The discovery of the site prompted investigations by the Park City Police Department and the Building Department at City Hall. It was an extraordinarily rare find as officials described a purpose-built platform that showed at least rudimentary craftsmanship and would have required the materials be hauled to the location. The officials also found chairs, wooden planks attached to a tree serving as a makeshift ladder and artificial turf. There was a pit for campfires as well.

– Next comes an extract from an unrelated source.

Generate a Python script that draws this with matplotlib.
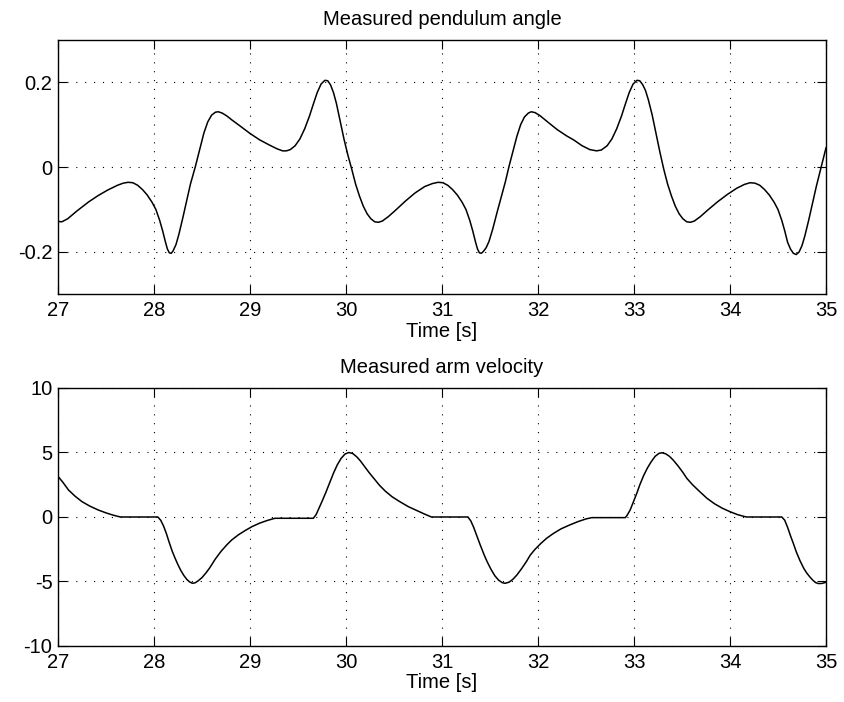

Officials said the location was likely a spot for youngsters where they could gather in a location that would be difficult for anyone to see them. The spot is approximately 150 feet east of a gate at the southern end of Daly Avenue that marks one of the entries to Empire Canyon. It is a steep part of the canyon, and the officials found a rope leading to the site meant to assist someone climbing to the platform. Officials at the time of the discovery indicated it appeared the platform was built recently, basing the assessment on the rust on the nails and the lumber weathering. They said the location appeared to be a place where youngsters hung out rather than a place used for living quarters.
Michelle Downard, the deputy building official at City Hall and one of the staffers investigating the location, said on Monday the Building Department did not issue a permit for the construction. It is not clear when the platform and other elements were built.

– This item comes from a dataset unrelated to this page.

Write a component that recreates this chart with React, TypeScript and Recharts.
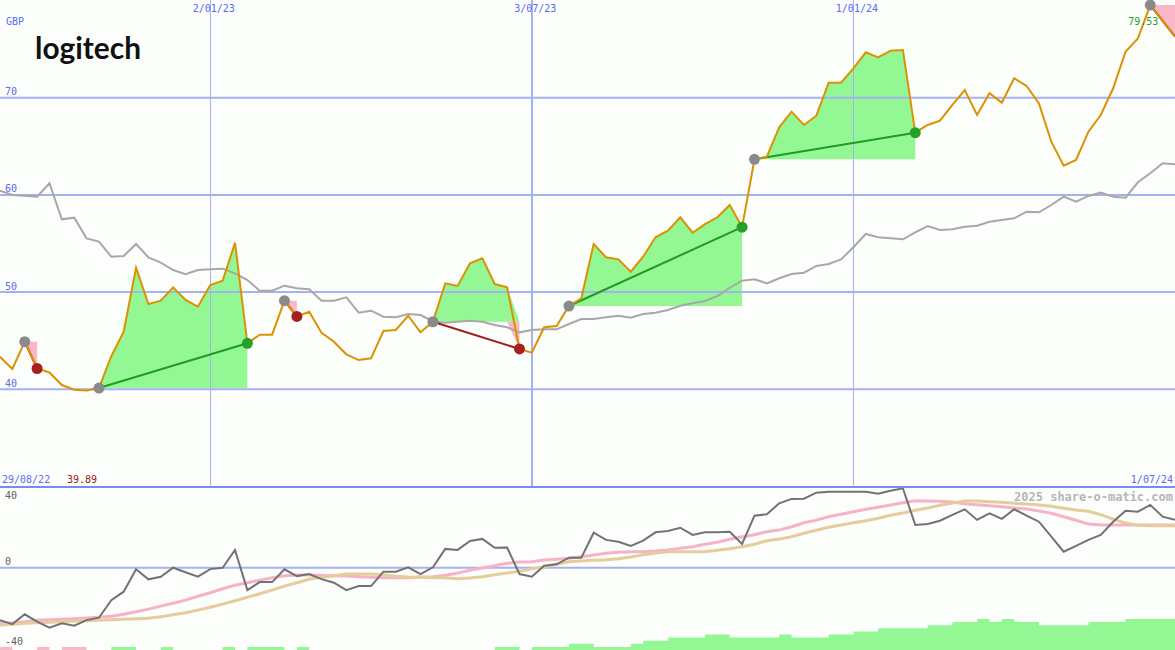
import React from 'react';
import { ComposedChart, Line, Area, XAxis, YAxis, ReferenceLine, ReferenceDot } from 'recharts';

// weekly closes (GBP), week 1 = 5/09/22 ... week 96 = 1/07/24
const price = [
  43.35, 42.09, 44.9, 42.14, 41.73, 40.44, 39.95, 39.89, 40.13, 43.4,
  45.93, 52.51, 48.78, 49.12, 50.49, 49.19, 48.5, 50.73, 51.17, 55.08,
  44.73, 45.62, 45.62, 49.12, 47.5, 47.98, 45.8, 44.9, 43.6, 43.01,
  43.19, 46.0, 46.1, 47.57, 45.86, 46.95, 50.9, 50.63, 52.96, 53.48,
  50.83, 50.49, 44.15, 43.77, 46.38, 46.51, 48.57, 49.36, 54.95, 53.58,
  53.37, 52.1, 53.64, 55.64, 56.32, 57.7, 56.11, 57.0, 57.7, 58.96,
  56.68, 63.66, 63.93, 66.95, 68.56, 67.19, 68.15, 71.54, 71.54, 73.02,
  74.67, 74.15, 74.84, 74.91, 66.4, 67.19, 67.63, 69.25, 70.79, 68.22,
  70.45, 69.49, 72.0, 71.2, 69.42, 65.47, 63.0, 63.59, 66.5, 68.22,
  70.97, 74.73, 76.1, 79.53, 77.91, 76.28,
];

// comparison index, rebased to the same scale
const bench = [
  60.43, 59.99, 59.92, 59.82, 61.2, 57.49, 57.66, 55.53, 55.19, 53.64,
  53.71, 54.95, 53.58, 53.03, 52.27, 51.83, 52.27, 52.35, 52.41, 51.93,
  51.24, 50.14, 50.14, 50.66, 50.4, 50.29, 49.12, 49.12, 49.46, 47.88,
  48.09, 47.47, 47.41, 47.75, 47.64, 47.0, 46.85, 46.95, 47.06, 46.95,
  46.62, 46.38, 45.86, 46.1, 46.17, 46.17, 46.72, 47.23, 47.23, 47.41,
  47.57, 47.37, 47.75, 47.88, 48.16, 48.6, 48.85, 49.08, 49.6, 50.45,
  51.17, 51.32, 50.9, 51.42, 51.86, 52.0, 52.69, 52.89, 53.37, 54.61,
  55.98, 55.64, 55.53, 55.43, 56.15, 56.8, 56.39, 56.46, 56.73, 56.83,
  57.24, 57.42, 57.59, 58.27, 58.21, 58.96, 59.82, 59.3, 59.89, 60.23,
  59.82, 59.71, 61.3, 62.22, 63.25, 63.15,
];

const momentum = [
  -26.2, -28.2, -23.3, -27.0, -30.0, -27.8, -29.0, -26.2, -25.0, -16.2,
  -12.0, -0.8, -5.8, -4.5, 0, -2.3, -4.5, -0.7, 0, 8.9,
  -11.2, -7.2, -7.2, -0.8, -4.2, -3.2, -5.7, -7.5, -11.2, -9.2,
  -9.2, -2.0, -2.0, 0.2, -3.2, 0.2, 9.4, 8.9, 13.4, 14.4,
  10.0, 10.1, -3.2, -4.5, 1.0, 1.7, 5.0, 5.0, 17.5, 13.9,
  13.0, 10.9, 13.5, 17.7, 18.4, 20.0, 16.4, 17.7, 17.7, 18.0,
  11.9, 26.0, 26.7, 32.2, 34.4, 34.5, 37.5, 38.0, 38.0, 38.0,
  38.0, 37.0, 38.5, 39.7, 21.4, 21.9, 23.5, 26.4, 29.2, 23.9,
  27.2, 24.4, 29.2, 26.0, 23.0, 15.5, 8.0, 10.9, 13.9, 16.4,
  23.0, 28.5, 28.0, 31.4, 25.5, 23.9,
];

const maFast = [
  -27.8, -27.5, -27.0, -26.3, -26.0, -25.8, -25.5, -25.2, -24.8, -24.3,
  -23.3, -22.0, -20.7, -19.2, -17.8, -16.2, -14.3, -12.5, -10.5, -8.8,
  -7.5, -6.2, -5.0, -4.0, -3.7, -3.7, -3.8, -4.0, -4.2, -4.5,
  -4.8, -5.0, -5.0, -5.0, -4.7, -4.5, -3.8, -2.7, -1.3, -0.2,
  1.0, 2.2, 2.8, 3.0, 3.8, 4.2, 4.7, 5.5, 6.3, 7.2,
  7.7, 8.0, 8.0, 8.3, 8.8, 9.7, 10.5, 11.7, 12.7, 14.2,
  15.5, 16.5, 18.0, 18.8, 20.5, 22.5, 23.8, 25.5, 26.7, 28.0,
  29.2, 30.2, 31.3, 32.5, 33.5, 33.3, 33.2, 32.8, 32.0, 31.5,
  31.0, 30.5, 29.8, 29.3, 28.3, 27.2, 25.5, 23.7, 21.8, 21.3,
  21.3, 21.3, 21.3, 21.3, 21.3, 21.3,
];

const maSlow = [
  -28.7, -28.3, -27.8, -27.5, -27.3, -27.0, -26.7, -26.5, -26.3, -26.0,
  -25.8, -25.5, -25.3, -24.5, -23.5, -22.5, -21.2, -19.8, -18.2, -16.5,
  -14.8, -13.0, -11.2, -9.2, -7.5, -5.8, -4.8, -4.0, -3.2, -3.2,
  -3.2, -3.5, -4.3, -4.7, -4.8, -5.0, -5.0, -5.5, -5.2, -4.5,
  -3.5, -2.7, -1.8, -0.5, 0.5, 1.7, 3.0, 3.3, 3.7, 4.0,
  4.5, 5.3, 6.5, 7.3, 8.0, 8.0, 8.0, 8.0, 8.7, 9.5,
  10.5, 11.7, 13.5, 14.3, 15.5, 17.2, 18.7, 20.2, 21.3, 22.5,
  23.5, 24.7, 26.2, 27.3, 28.7, 29.8, 31.2, 32.3, 33.3, 33.3,
  33.0, 32.7, 32.2, 31.8, 31.3, 30.7, 29.7, 28.8, 28.2, 26.5,
  24.3, 22.3, 21.2, 21.0, 21.0, 21.0,
];

// strength blocks at the foot of the lower panel (+ green, - pink)
const strength = [
  -1, 0, 0, -1, 0, -1, -1, 0, 0, 1,
  1, 0, 0, 1, 0, 0, 0, 0, 1, 0,
  1, 1, 1, 0, 1, 0, 0, 0, 0, 0,
  0, 0, 0, 0, 0, 0, 0, 0, 0, 0,
  1, 1, 0, 1, 1, 1, 2, 2, 1, 1,
  1, 2, 3, 3, 4, 4, 4, 5, 5, 4,
  4, 4, 4, 5, 4, 4, 4, 5, 5, 6,
  6, 7, 7, 7, 7, 8, 8, 9, 9, 10,
  9, 10, 9, 9, 8, 8, 8, 8, 9, 9,
  9, 10, 10, 10, 10, 10,
];

const dateIdx = [18, 44, 70];
const dateLabels = ['2/01/23', '3/07/23', '1/01/24'];
const startLabel = '29/08/22';
const endLabel = '1/07/24';
const priceTicks = [40, 50, 60, 70];
const momTicks = [40, 0, -40];

// trades: entry week, exit week
const tradeIn = [3, 9, 24, 36, 47, 62, 94];
const tradeOut = [4, 21, 25, 43, 61, 75, 96];
const tradeOpen = [false, false, false, false, false, false, true];

const W = 1175;
const TOP_H = 487;
const BOT_H = 163;
const BG = '#fcfefc';
const GRID = '#a6b2f0';
const BLUE_TXT = '#5a6cf0';
const MONO = '"DejaVu Sans Mono", monospace';
const GREEN_FILL = '#93f893';
const PINK_FILL = '#f9b8c8';

const isWin = (t: number) => price[tradeOut[t] - 1] > price[tradeIn[t] - 1];

const rows = price.map((p, k) => {
  const i = k + 1;
  const row: Record<string, any> = {
    i,
    price: p,
    bench: bench[k],
    mom: momentum[k],
    fast: maFast[k],
    slow: maSlow[k],
    up: Math.max(strength[k], 0),
    down: Math.max(-strength[k], 0),
  };
  tradeIn.forEach((a, t) => {
    const b = tradeOut[t];
    if (i < a || i > b) return;
    const base = price[a - 1];
    row[`gain${t}`] = [base, Math.max(p, base)];
    row[`loss${t}`] = [Math.min(p, base), base];
    if (i === a || i === b) row[`trade${t}`] = p;
  });
  return row;
});

const maxP = Math.max(...price);
const maxIdx = price.indexOf(maxP) + 1;
const minP = Math.min(...price);

const leftLabel = (text: string, color: string, below = false) => (props: any) => {
  const vb = props.viewBox || {};
  return (
    <text x={(vb.x || 0) + 5} y={(vb.y || 0) + (below ? 11 : -2.5)} fill={color} fontSize={10} fontFamily={MONO}>
      {text}
    </text>
  );
};

const dateLabel = (text: string) => (props: any) => {
  const vb = props.viewBox || {};
  return (
    <text x={(vb.x || 0) + 3.5} y={(vb.y || 0) + 12} textAnchor="middle" fill={BLUE_TXT} fontSize={10} fontFamily={MONO}>
      {text}
    </text>
  );
};

const maxLabel = (props: any) => {
  const vb = props.viewBox || {};
  const cx = (vb.x || 0) + (vb.width || 0) / 2;
  const cy = (vb.y || 0) + (vb.height || 0) / 2;
  return (
    <text x={cx + 8} y={cy + 20} textAnchor="end" fill="#2a9a2a" fontSize={10} fontFamily={MONO}>
      {maxP.toFixed(2)}
    </text>
  );
};

const tradeDot = (t: number) => (props: any) => {
  const { cx, cy, payload, index } = props;
  if (cx == null || cy == null || !payload || payload[`trade${t}`] == null) return <g key={`e${t}-${index}`} />;
  const entry = payload.i === tradeIn[t];
  if (!entry && tradeOpen[t]) return <g key={`e${t}-${index}`} />;
  const fill = entry ? '#8a8a8a' : isWin(t) ? '#26a026' : '#a52020';
  return <circle key={`d${t}-${index}`} cx={cx} cy={cy} r={5.5} fill={fill} />;
};

const vLines = () =>
  dateIdx.map((d) => (
    <ReferenceLine
      key={`v${d}`}
      x={d}
      stroke={GRID}
      strokeWidth={d === 44 ? 2 : 1}
      shapeRendering="crispEdges"
    />
  ));

export default function App() {
  const margin = { top: 0, right: 0, bottom: 0, left: 0 };
  return (
    <div style={{ position: 'relative', width: W, height: TOP_H + BOT_H, background: BG, overflow: 'hidden' }}>
      <style>{'body{margin:0}'}</style>

      <ComposedChart width={W} height={TOP_H} data={rows} margin={margin}>
        <XAxis type="number" dataKey="i" domain={[1, 96]} hide allowDataOverflow />
        <YAxis domain={[29.95, 80.05]} hide allowDataOverflow />
        {priceTicks.map((v) => (
          <ReferenceLine key={`h${v}`} y={v} stroke={GRID} strokeWidth={2} label={leftLabel(String(v), BLUE_TXT)} />
        ))}
        {vLines()}
        {dateIdx.map((d, k) => (
          <ReferenceLine key={`lbl${d}`} x={d} stroke="none" label={dateLabel(dateLabels[k])} />
        ))}
        {tradeIn.map((_, t) => (
          <Area
            key={`g${t}`}
            dataKey={`gain${t}`}
            type="linear"
            stroke="none"
            fill={GREEN_FILL}
            fillOpacity={1}
            dot={false}
            activeDot={false}
            isAnimationActive={false}
          />
        ))}
        {tradeIn.map((_, t) => (
          <Area
            key={`l${t}`}
            dataKey={`loss${t}`}
            type="linear"
            stroke="none"
            fill={PINK_FILL}
            fillOpacity={1}
            dot={false}
            activeDot={false}
            isAnimationActive={false}
          />
        ))}
        <Line dataKey="bench" type="linear" stroke="#a8a8a8" strokeWidth={2} dot={false} activeDot={false} isAnimationActive={false} />
        {tradeIn.map((_, t) => (
          <Line
            key={`t${t}`}
            dataKey={`trade${t}`}
            type="linear"
            connectNulls
            stroke={isWin(t) ? '#229a22' : '#a01c1c'}
            strokeWidth={2}
            dot={tradeDot(t)}
            activeDot={false}
            isAnimationActive={false}
          />
        ))}
        <Line dataKey="price" type="linear" stroke="#dc9200" strokeWidth={2} dot={false} activeDot={false} isAnimationActive={false} />
        <ReferenceDot x={maxIdx} y={maxP} r={0} fill="none" stroke="none" label={maxLabel} />
      </ComposedChart>

      <ComposedChart width={W} height={BOT_H} data={rows} margin={margin}>
        <XAxis type="number" dataKey="i" domain={[1, 96]} hide allowDataOverflow />
        <YAxis yAxisId="m" domain={[-41.15, 40.35]} hide allowDataOverflow />
        <YAxis yAxisId="lvl" domain={[0, 52.6]} hide allowDataOverflow />
        {momTicks.map((v) => (
          <ReferenceLine
            key={`m${v}`}
            yAxisId="m"
            y={v}
            stroke={v === 0 ? GRID : 'none'}
            strokeWidth={2}
            label={leftLabel(String(v), '#606060', v === 40)}
          />
        ))}
        {vLines()}
        <Area yAxisId="lvl" dataKey="up" type="stepAfter" stroke="none" fill={GREEN_FILL} fillOpacity={1} dot={false} activeDot={false} isAnimationActive={false} />
        <Area yAxisId="lvl" dataKey="down" type="stepAfter" stroke="none" fill={PINK_FILL} fillOpacity={1} dot={false} activeDot={false} isAnimationActive={false} />
        <Line yAxisId="m" dataKey="fast" type="linear" stroke="#f8b2c8" strokeWidth={3} dot={false} activeDot={false} isAnimationActive={false} />
        <Line yAxisId="m" dataKey="slow" type="linear" stroke="#e6cc9a" strokeWidth={3} dot={false} activeDot={false} isAnimationActive={false} />
        <Line yAxisId="m" dataKey="mom" type="linear" stroke="#727272" strokeWidth={2} dot={false} activeDot={false} isAnimationActive={false} />
      </ComposedChart>

      <svg width={W} height={TOP_H + BOT_H} style={{ position: 'absolute', left: 0, top: 0, pointerEvents: 'none' }}>
        <text x={35} y={58.5} fontFamily='Lato, "Noto Sans", sans-serif' fontWeight={700} fontSize={31} fill="#111" textLength={106} lengthAdjust="spacingAndGlyphs">
          logitech
        </text>
        <text x={6} y={25} fontFamily={MONO} fontSize={10} fill={BLUE_TXT}>GBP</text>
        <rect x={0} y={486} width={W} height={2} fill="#7b8af0" />
        <text x={2} y={482.5} fontFamily={MONO} fontSize={10} fill={BLUE_TXT}>{startLabel}</text>
        <text x={67} y={482.5} fontFamily={MONO} fontSize={10} fill="#a02020">{minP.toFixed(2)}</text>
        <text x={1173} y={482.5} textAnchor="end" fontFamily={MONO} fontSize={10} fill={BLUE_TXT}>{endLabel}</text>
        <text x={1173} y={500.5} textAnchor="end" fontFamily={MONO} fontSize={12} fontWeight="bold" fill="#b6b6b6">
          2025 share-o-matic.com
        </text>
      </svg>
    </div>
  );
}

Downard said City Hall notified the property owner requesting a plan for the location. A plan had not been submitted by midday Monday, but Park City officials are in discussions with the property owner, she said. Downard added it did not appear the property owner was aware of the platform until it was contacted by City Hall after the discovery.

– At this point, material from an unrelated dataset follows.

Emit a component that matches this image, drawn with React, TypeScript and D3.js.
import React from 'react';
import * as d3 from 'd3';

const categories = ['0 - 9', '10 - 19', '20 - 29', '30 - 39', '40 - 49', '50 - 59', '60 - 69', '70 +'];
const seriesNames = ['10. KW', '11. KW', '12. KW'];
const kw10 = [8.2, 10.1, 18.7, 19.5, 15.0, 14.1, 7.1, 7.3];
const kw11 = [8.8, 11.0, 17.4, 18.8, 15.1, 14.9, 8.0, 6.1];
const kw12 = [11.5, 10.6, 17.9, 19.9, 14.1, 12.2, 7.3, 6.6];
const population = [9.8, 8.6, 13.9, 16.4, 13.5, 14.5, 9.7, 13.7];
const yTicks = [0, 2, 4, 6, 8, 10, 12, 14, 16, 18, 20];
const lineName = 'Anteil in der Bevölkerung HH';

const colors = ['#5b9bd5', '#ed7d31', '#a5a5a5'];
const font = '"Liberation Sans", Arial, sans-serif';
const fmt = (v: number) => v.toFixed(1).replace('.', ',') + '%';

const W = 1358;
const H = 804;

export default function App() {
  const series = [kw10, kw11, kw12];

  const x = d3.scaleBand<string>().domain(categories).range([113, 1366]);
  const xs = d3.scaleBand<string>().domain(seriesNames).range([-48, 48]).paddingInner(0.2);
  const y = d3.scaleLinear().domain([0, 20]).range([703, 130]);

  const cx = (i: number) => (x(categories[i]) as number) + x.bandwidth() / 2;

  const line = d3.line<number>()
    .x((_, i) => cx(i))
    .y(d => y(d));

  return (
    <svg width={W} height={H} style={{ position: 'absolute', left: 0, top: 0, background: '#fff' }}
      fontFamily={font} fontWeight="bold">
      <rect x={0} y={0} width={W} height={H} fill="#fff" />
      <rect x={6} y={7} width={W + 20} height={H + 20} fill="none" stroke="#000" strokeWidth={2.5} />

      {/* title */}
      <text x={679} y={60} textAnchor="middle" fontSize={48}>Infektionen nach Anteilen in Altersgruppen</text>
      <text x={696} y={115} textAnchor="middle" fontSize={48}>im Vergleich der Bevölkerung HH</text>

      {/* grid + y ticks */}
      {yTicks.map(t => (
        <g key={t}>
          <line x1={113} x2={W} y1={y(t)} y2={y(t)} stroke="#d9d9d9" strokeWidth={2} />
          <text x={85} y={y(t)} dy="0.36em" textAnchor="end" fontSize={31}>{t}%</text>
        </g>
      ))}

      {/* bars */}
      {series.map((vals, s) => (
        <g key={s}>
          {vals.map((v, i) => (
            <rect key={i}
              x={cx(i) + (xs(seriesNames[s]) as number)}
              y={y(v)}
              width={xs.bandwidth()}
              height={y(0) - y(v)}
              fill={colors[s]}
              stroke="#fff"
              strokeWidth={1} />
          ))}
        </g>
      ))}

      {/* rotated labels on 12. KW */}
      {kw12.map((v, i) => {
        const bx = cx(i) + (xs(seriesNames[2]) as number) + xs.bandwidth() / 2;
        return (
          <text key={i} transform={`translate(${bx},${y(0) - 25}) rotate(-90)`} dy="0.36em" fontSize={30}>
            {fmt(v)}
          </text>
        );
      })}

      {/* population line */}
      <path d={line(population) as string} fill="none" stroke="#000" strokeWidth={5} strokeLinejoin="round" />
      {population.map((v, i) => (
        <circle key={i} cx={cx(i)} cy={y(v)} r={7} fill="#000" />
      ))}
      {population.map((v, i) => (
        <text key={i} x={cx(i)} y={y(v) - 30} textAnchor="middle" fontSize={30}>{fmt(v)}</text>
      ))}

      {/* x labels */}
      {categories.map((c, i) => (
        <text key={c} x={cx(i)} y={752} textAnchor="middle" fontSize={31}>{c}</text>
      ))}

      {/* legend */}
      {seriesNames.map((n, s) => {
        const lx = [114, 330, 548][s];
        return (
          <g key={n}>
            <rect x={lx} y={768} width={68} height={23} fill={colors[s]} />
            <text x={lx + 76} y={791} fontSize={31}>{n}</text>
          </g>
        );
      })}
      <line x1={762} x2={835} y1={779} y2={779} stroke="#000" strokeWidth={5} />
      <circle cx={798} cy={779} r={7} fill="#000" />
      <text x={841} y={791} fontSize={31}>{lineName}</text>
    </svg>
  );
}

“It’s kids just being kids and simply a matter of making sure the safety concerns are addressed,” she said.
Officials are especially worried about the danger of a fire starting at the location. There are broad fears as summer approaches about wildfires after a winter of scant snowfall. Empire Canyon has long been seen as one of the places where a wildfire could cause devastating damage since it is situated between the heavily developed areas of Old Town and Deer Valley. The campfire pit was one of the especially disconcerting parts of the discovery.
Downard, meanwhile, described that the location has prompted a broader discussion at City Hall regarding vandalism in Empire Canyon, such as graffiti found on historic mining structures over the years, unrelated damage to the structures and debris strewn through the canyon.
She said there have been recent talks involving people who use Empire Canyon for recreation purposes as well as the preservation community. The municipal government itself, though, will not be a party to those efforts, she said.
“There have been some community members voice a willingness to spearhead some of the cleanup,” Downard said.
The interest in the discovery and the discussions that have unfolded since then are likely a result of the popularity of Empire Canyon as an easily accessible recreation spot. Hikers and bicyclists converge on the canyon in the spring, summer and fall while cross-country skiers and snowshoers head there in the winter. Empire Canyon was an important location during Park City’s silver-mining era with relics remaining standing decades after the industry faded.